The key couplet in 'There There', I think is not the one quoted above, but rather There's always a siren singing you to shipwreck/Steer away from those rock, you'd be a walking disaster. He's not bemoaning the existence of sirens, the dangers of life; he's warning you about them. He's trying to help. I can't see that as being negative. And as for the lyric at the top of this page, Just 'cause you feel it doesn't mean it's there, isn't negative either. What if this is directed at a depressed person (as Thom himself has been)?
My problem is that Glenn has liked and will like records that are manifestly more depressing, more defeatist, more poisonous, than OK Computer. Sometimes he's even liked them because they are depressing on the surface. Why? Because in each case he's managed to find a rationale that makes that album inspire thought, or growth, or hope. But I think that follows from his liking the other albums, and not vice versa. Otherwise, why would he have not been able to do the same for Radiohead? He was able to for Kid A and Amnesiac, because he kind of liked them, I guess.

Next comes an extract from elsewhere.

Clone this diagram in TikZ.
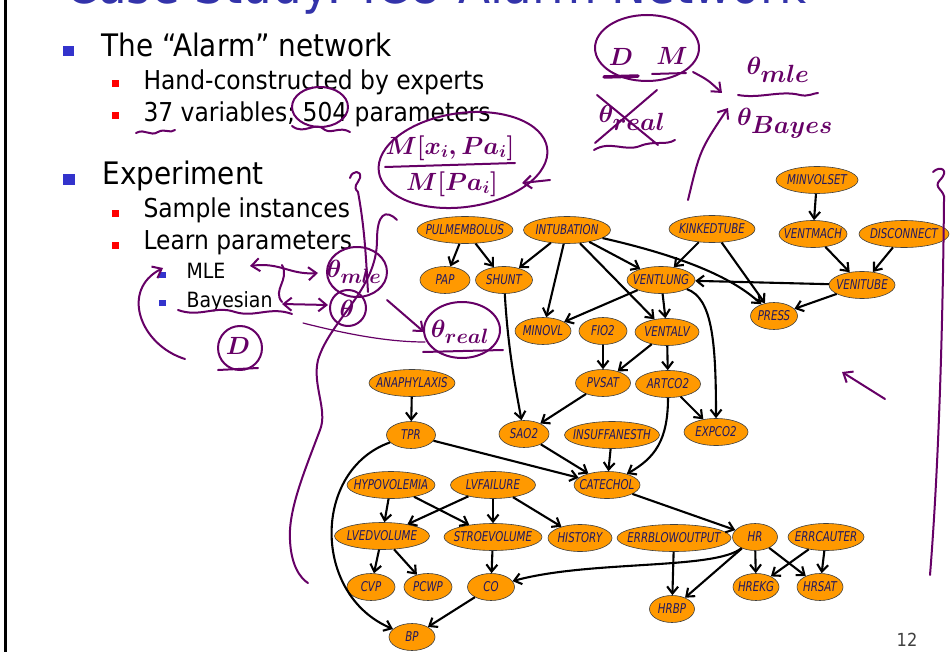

I'm not trying to pick on Glenn, he's basically my stalking horse for all the commentators that have been trying to nail Radiohead for depressiveness. Yes, some of the songs are sad or down (but some aren't - 'Airbag' is a song about surviving car crashes and how good it makes you feel), but the knack of picking out only those aspects from the songs, and ignoring context (listen to the way Yorke sings Just 'cause you feel it doesn't mean it's there, or You fell into our arms on 'Backdrifting', or even Somewhere I'm not/Scatterbrain on 'Scatterbrain').
And most importantly, to close out the least coherent WES yet, once those extra guitars kick in and Yorke is claiming Heaven sent you here to me, 'There There' is musically irresistable to me.